● Exercise description:
Retype the lines from the first one in the records down to the line containing "b2 = ax.bar(x", counting both, and leave out any pictures.

-- start Dataset entries --

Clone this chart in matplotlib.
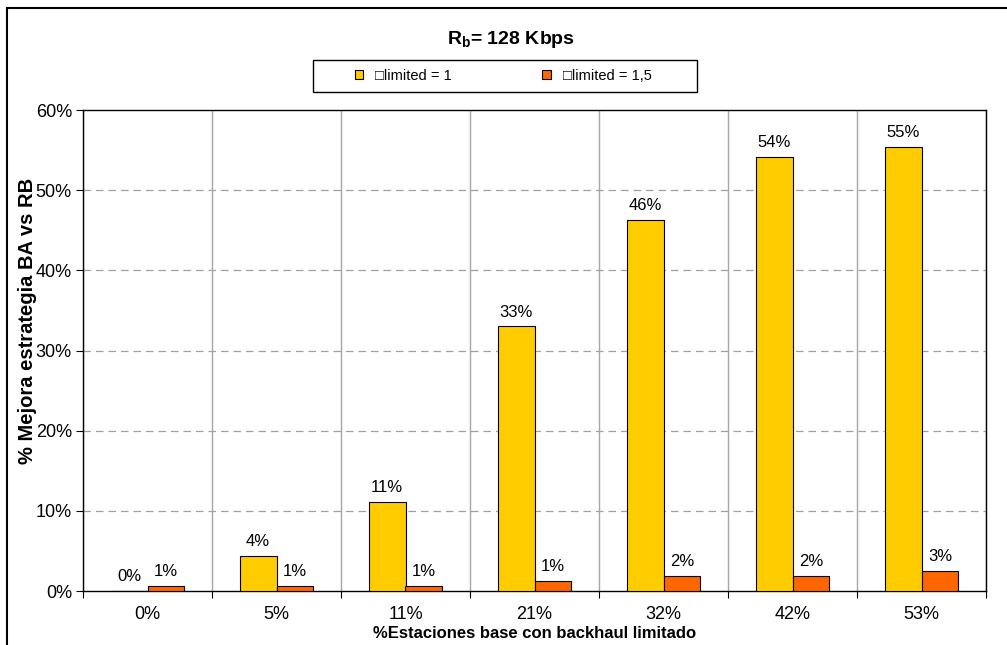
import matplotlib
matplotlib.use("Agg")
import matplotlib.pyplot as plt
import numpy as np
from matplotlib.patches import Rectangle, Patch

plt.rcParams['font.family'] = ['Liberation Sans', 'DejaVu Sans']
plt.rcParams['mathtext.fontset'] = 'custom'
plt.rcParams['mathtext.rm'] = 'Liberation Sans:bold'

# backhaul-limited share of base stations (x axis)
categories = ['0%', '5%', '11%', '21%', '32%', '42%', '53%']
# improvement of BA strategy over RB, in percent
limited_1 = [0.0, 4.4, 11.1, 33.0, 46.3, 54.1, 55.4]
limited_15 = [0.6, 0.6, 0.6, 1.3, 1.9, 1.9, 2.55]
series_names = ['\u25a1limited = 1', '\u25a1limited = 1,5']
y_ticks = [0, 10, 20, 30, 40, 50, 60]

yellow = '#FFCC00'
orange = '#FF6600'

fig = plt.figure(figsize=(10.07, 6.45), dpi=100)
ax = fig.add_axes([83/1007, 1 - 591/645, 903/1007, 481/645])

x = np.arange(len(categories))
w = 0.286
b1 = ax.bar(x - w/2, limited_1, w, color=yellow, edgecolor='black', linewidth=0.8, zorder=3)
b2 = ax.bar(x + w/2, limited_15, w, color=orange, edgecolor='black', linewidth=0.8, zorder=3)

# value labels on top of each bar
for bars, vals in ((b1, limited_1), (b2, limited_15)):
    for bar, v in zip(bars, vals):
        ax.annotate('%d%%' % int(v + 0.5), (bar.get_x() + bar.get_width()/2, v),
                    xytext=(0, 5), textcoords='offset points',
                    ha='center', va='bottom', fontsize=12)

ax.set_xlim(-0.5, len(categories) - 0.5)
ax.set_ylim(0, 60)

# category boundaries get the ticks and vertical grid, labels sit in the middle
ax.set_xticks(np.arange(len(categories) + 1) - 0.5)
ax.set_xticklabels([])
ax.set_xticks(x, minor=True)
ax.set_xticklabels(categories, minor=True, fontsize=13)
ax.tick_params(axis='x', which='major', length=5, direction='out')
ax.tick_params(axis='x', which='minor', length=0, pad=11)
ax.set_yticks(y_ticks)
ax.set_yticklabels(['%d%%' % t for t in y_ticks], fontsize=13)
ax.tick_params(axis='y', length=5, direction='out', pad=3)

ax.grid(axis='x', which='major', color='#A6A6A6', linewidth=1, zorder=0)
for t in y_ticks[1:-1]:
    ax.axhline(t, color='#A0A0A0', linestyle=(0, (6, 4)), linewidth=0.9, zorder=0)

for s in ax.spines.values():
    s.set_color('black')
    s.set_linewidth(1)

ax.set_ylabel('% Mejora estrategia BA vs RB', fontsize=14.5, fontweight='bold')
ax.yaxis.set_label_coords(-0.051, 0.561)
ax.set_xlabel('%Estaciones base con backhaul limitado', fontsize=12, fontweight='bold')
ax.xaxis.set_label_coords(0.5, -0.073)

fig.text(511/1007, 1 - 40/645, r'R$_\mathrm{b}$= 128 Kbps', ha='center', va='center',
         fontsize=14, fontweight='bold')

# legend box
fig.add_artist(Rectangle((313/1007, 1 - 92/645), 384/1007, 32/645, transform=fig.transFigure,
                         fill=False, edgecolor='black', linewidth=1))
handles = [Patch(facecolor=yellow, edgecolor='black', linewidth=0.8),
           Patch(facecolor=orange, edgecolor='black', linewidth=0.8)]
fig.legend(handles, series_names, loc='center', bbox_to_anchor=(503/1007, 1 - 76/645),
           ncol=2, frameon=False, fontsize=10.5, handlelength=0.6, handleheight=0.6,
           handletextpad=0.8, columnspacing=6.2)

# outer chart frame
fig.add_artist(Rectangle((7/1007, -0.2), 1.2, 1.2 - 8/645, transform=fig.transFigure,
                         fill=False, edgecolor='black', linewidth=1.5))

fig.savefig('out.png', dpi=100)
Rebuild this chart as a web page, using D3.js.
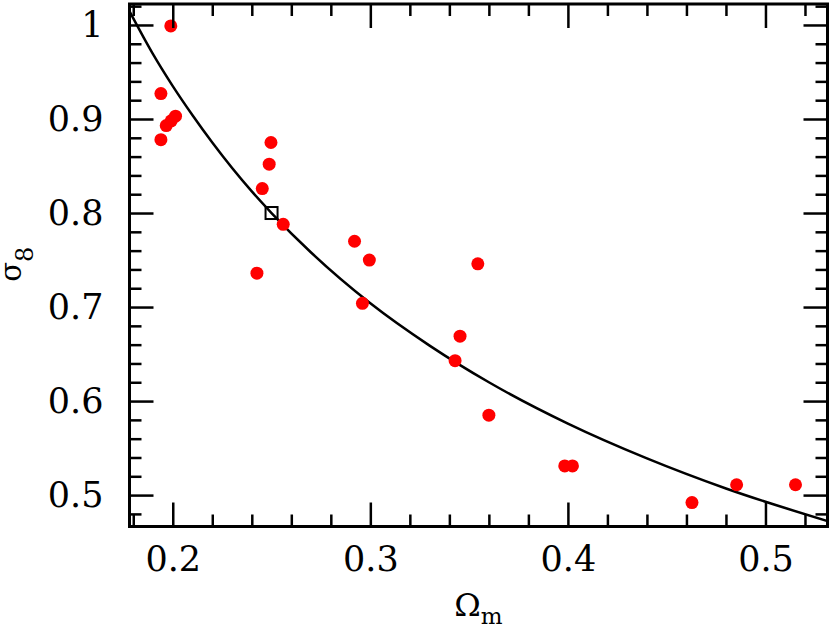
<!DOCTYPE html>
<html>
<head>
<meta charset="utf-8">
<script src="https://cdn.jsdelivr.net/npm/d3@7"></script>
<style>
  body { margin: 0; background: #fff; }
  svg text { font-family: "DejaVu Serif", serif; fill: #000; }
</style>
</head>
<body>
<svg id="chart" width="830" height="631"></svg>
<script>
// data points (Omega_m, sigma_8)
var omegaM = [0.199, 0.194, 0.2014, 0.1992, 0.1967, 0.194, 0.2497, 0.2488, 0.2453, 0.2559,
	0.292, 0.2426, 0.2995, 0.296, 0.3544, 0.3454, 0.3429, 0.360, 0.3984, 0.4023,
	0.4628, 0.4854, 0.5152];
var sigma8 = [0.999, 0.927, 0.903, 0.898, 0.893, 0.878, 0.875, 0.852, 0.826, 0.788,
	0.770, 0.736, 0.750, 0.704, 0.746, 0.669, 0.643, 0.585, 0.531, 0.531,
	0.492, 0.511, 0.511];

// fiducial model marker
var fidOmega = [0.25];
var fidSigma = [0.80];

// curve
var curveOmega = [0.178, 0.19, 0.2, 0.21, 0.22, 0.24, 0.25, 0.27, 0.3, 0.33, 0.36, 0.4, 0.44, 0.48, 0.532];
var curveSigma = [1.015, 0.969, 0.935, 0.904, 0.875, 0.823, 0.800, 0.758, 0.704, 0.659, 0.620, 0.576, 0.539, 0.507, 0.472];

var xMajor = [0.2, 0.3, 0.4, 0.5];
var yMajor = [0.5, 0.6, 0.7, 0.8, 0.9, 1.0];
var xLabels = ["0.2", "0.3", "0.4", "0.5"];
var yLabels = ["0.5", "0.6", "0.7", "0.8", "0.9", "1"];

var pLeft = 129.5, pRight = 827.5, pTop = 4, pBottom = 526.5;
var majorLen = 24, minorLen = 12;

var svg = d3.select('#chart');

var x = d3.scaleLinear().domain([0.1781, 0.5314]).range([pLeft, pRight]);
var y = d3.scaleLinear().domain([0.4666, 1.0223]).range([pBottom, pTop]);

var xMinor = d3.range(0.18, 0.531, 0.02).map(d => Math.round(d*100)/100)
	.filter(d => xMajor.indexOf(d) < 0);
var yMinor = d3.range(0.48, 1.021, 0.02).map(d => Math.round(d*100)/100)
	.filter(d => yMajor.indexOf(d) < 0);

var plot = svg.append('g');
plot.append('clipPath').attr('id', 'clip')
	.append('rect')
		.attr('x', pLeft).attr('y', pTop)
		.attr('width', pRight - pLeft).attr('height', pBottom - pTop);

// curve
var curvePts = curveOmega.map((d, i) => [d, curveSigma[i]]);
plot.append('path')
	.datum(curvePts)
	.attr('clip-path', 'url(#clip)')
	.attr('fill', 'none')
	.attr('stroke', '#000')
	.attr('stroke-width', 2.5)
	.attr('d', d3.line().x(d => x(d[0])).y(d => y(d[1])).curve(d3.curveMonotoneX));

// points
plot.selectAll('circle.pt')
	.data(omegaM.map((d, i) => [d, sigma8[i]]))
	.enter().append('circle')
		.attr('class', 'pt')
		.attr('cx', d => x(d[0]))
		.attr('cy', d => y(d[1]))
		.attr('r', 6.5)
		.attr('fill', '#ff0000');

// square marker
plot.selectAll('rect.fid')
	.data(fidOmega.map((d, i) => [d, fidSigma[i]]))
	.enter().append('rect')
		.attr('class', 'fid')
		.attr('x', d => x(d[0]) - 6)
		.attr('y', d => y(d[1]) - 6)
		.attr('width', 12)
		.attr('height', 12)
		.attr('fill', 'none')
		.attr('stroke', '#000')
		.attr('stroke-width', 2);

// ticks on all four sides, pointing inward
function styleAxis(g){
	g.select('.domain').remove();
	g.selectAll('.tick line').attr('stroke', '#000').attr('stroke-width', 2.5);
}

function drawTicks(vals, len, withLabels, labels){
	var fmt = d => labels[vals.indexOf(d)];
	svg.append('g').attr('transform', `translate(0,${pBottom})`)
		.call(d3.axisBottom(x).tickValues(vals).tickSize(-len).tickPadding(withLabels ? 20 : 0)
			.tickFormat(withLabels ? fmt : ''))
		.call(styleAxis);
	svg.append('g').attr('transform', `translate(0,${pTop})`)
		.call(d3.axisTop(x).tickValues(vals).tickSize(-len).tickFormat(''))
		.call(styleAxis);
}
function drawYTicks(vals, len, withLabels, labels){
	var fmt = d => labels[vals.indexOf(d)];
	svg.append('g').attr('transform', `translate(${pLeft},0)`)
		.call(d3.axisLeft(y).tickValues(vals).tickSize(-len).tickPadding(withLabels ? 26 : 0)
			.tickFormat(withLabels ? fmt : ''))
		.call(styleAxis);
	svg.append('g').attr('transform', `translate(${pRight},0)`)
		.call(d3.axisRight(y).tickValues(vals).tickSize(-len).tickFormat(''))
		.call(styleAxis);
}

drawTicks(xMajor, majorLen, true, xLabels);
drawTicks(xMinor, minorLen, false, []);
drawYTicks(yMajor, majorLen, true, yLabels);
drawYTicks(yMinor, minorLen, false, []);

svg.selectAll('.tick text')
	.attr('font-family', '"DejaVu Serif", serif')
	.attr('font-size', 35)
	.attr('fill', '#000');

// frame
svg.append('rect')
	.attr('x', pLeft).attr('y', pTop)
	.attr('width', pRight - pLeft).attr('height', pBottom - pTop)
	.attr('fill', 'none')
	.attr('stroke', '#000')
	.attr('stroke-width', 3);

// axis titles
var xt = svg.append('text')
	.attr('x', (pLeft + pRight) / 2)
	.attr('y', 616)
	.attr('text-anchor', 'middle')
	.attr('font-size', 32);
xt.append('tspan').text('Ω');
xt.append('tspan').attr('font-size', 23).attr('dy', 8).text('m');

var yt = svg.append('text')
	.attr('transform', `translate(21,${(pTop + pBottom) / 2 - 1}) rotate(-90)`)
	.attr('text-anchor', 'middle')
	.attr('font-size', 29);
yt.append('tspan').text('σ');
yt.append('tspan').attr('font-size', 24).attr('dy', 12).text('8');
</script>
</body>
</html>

-- end Dataset entries --

● Problem solution:
Clone this chart in matplotlib.
import matplotlib
matplotlib.use("Agg")
import matplotlib.pyplot as plt
import numpy as np
from matplotlib.patches import Rectangle, Patch

plt.rcParams['font.family'] = ['Liberation Sans', 'DejaVu Sans']
plt.rcParams['mathtext.fontset'] = 'custom'
plt.rcParams['mathtext.rm'] = 'Liberation Sans:bold'

# backhaul-limited share of base stations (x axis)
categories = ['0%', '5%', '11%', '21%', '32%', '42%', '53%']
# improvement of BA strategy over RB, in percent
limited_1 = [0.0, 4.4, 11.1, 33.0, 46.3, 54.1, 55.4]
limited_15 = [0.6, 0.6, 0.6, 1.3, 1.9, 1.9, 2.55]
series_names = ['\u25a1limited = 1', '\u25a1limited = 1,5']
y_ticks = [0, 10, 20, 30, 40, 50, 60]

yellow = '#FFCC00'
orange = '#FF6600'

fig = plt.figure(figsize=(10.07, 6.45), dpi=100)
ax = fig.add_axes([83/1007, 1 - 591/645, 903/1007, 481/645])

x = np.arange(len(categories))
w = 0.286
b1 = ax.bar(x - w/2, limited_1, w, color=yellow, edgecolor='black', linewidth=0.8, zorder=3)
b2 = ax.bar(x + w/2, limited_15, w, color=orange, edgecolor='black', linewidth=0.8, zorder=3)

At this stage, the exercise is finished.